Some Like It Scot by Suzanne Enoch
on October 6, 2015
Genres: Fiction / Historical / Renaissance
Pages: 368
Goodreads
Can a clash of wills …
When a mad lass in trousers shoots at him, Munro “Bear” MacLawry isn’t sure what impresses him more—the girl’s sure aim or her irresistibly tempting curves. Catriona MacColl has fled to the Highlands with her half-sister to escape an unwanted wedding and wants no part of him, or any man. But he can’t abandon the flame-haired, sharp-tongued wildcat now that he’s discovered her—not when she fits so perfectly in his arms.
Lead to a love for all time?
Munro has more than earned his nickname: he’s a well-muscled, well-favored mountain of a man with an engaging bad-boy grin and a string of well-satisfied lasses behind him. Bringing Catriona food, blankets, candles, everything she needs to survive a winter in an abandoned abbey, Munro is an unexpected gift in her reckless bid for freedom—and an unexpected complication. Clan MacDonald has plans for her, and they don’t include her falling for a MacLawry. But this man makes her feel like a woman—and he may be her one chance to live a life about which she’s only dared dream.

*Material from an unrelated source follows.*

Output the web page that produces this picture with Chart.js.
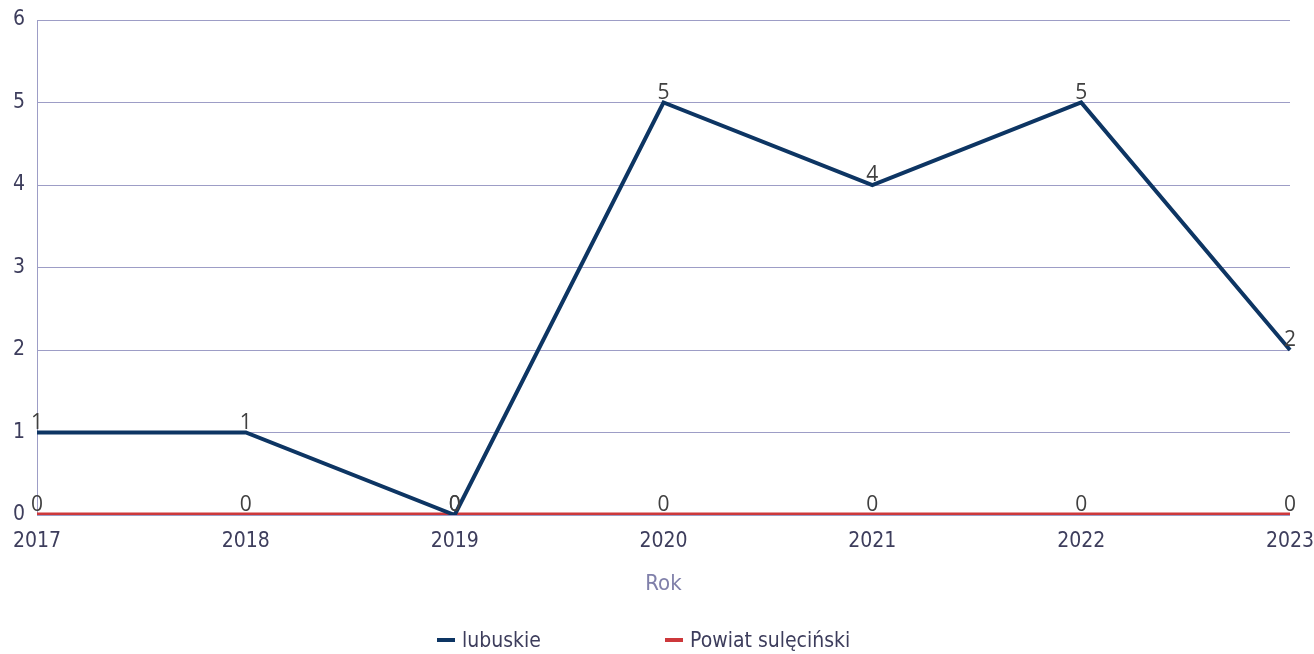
<!DOCTYPE html>
<html>
<head>
<meta charset="utf-8">
<script src="https://cdn.jsdelivr.net/npm/chart.js@4.4.1/dist/chart.umd.min.js"></script>
<style>
  html, body { margin: 0; padding: 0; background: #ffffff; }
  #wrap { position: relative; width: 1314px; height: 654px; }
  #legend { position: absolute; left: 0; top: 626px; width: 1314px; height: 28px;
    font-family: "DejaVu Sans Condensed", "DejaVu Sans", sans-serif; font-stretch: condensed; font-size: 21px; color: #3d3d5c; }
  .item { position: absolute; top: 0; white-space: nowrap; line-height: 28px; }
  .mark { display: inline-block; width: 18px; height: 4px; vertical-align: middle; margin-right: 7px; position: relative; top: -1px; }
</style>
</head>
<body>
<div id="wrap">
  <canvas id="c" width="1314" height="654"></canvas>
  <div id="legend"></div>
</div>
<script>
const categories = ['2017', '2018', '2019', '2020', '2021', '2022', '2023'];
const lubuskie = [1, 1, 0, 5, 4, 5, 2];
const powiatSulecinski = [0, 0, 0, 0, 0, 0, 0];
const seriesNames = ['lubuskie', 'Powiat sulęciński'];
const seriesColors = ['#0d3563', '#cd383b'];
const yTicks = [0, 1, 2, 3, 4, 5, 6];
const axisTitle = 'Rok';

const gridColor = '#9d9dc6';
const tickColor = '#3d3d5c';
const tickFont = { family: '"DejaVu Sans Condensed", "DejaVu Sans", sans-serif', size: 21 };

const dataLabels = {
  id: 'dataLabels',
  afterDatasetsDraw(chart) {
    const ctx = chart.ctx;
    ctx.save();
    ctx.font = '21px "Open Sans", sans-serif';
    ctx.fillStyle = '#404040';
    ctx.textAlign = 'center';
    ctx.textBaseline = 'alphabetic';
    chart.data.datasets.forEach((ds, i) => {
      const meta = chart.getDatasetMeta(i);
      meta.data.forEach((pt, j) => {
        ctx.fillText(String(ds.data[j]), pt.x, pt.y - 4);
      });
    });
    ctx.restore();
  }
};

new Chart(document.getElementById('c'), {
  type: 'line',
  data: {
    labels: categories,
    datasets: [
      { label: seriesNames[0], data: lubuskie, borderColor: seriesColors[0], backgroundColor: seriesColors[0],
        borderWidth: 4, pointRadius: 0, tension: 0, order: 0 },
      { label: seriesNames[1], data: powiatSulecinski, borderColor: seriesColors[1], backgroundColor: seriesColors[1],
        borderWidth: 5, pointRadius: 0, tension: 0, order: 1 }
    ]
  },
  options: {
    responsive: false,
    animation: false,
    layout: { padding: { top: 20, right: 24, bottom: 57, left: 0 } },
    plugins: {
      legend: { display: false },
      tooltip: { enabled: false }
    },
    scales: {
      x: {
        offset: false,
        grid: { display: false, drawTicks: false },
        border: { display: false },
        ticks: { color: tickColor, font: tickFont, padding: 14, maxRotation: 0, autoSkip: false },
        title: { display: true, text: axisTitle, color: '#8080aa', font: { family: '"DejaVu Sans Condensed", "DejaVu Sans", sans-serif', size: 22 }, padding: 0 },
        afterFit(scale) { scale.height = 82; scale.paddingLeft = 0; scale.paddingRight = 0; }
      },
      y: {
        min: 0, max: 6,
        afterBuildTicks(scale) { scale.ticks = yTicks.map(v => ({ value: v })); },
        grid: { color: gridColor, lineWidth: 1, drawTicks: false },
        border: { display: true, color: gridColor, width: 1 },
        ticks: { color: tickColor, font: tickFont, padding: 12 },
        afterFit(scale) { scale.width = 37; scale.paddingTop = 0; scale.paddingBottom = 0; }
      }
    }
  },
  plugins: [dataLabels]
});

const legendEl = document.getElementById('legend');
const legendX = [437, 665];
seriesNames.forEach((name, i) => {
  const d = document.createElement('div');
  d.className = 'item';
  d.style.left = legendX[i] + 'px';
  const m = document.createElement('span');
  m.className = 'mark';
  m.style.background = seriesColors[i];
  d.appendChild(m);
  d.appendChild(document.createTextNode(name));
  legendEl.appendChild(d);
});
</script>
</body>
</html>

Some Like It Scot is book four in The Scandalous Highlanders series by Suzanne Enoch. I have thoroughly enjoyed this series, but somehow this book fell a bit short of the mark for me. Don’t get me wrong. Enoch is quickly becoming one of my favorite authors. But I found myself skipping passages and grimacing whenever the heroine spoke. Catriona MacColl is the tomboy that the third son of the MacLawry clan – Munro “Bear” MacLawry is drawn to. I appreciated her character at first. She is a “Robinson Crusoe” surviving in the wild with her helpless stepsister. But when her comments grew more and more acerbic, I just had a difficult time feeling compassion for her. She began to grate on my nerves. Bear is pictured as a giant of a Highlander who is content to let others think him a man with more brawn than brains – until he meets Catriona. “Women, physical pleasure, were one thing. When he looked at her, talked with her, he felt more …aware. More alive, more challenged, than he had with any other lass he’d ever met. It didn’t make any sense, because she also frustrated him more than any lass he’d ever met, but there it was.” I can agree with Bear..the heroine was annoying. I checked this book out from my local library. Although I was disappointed with this story, I am still looking forward to reading more by Enoch.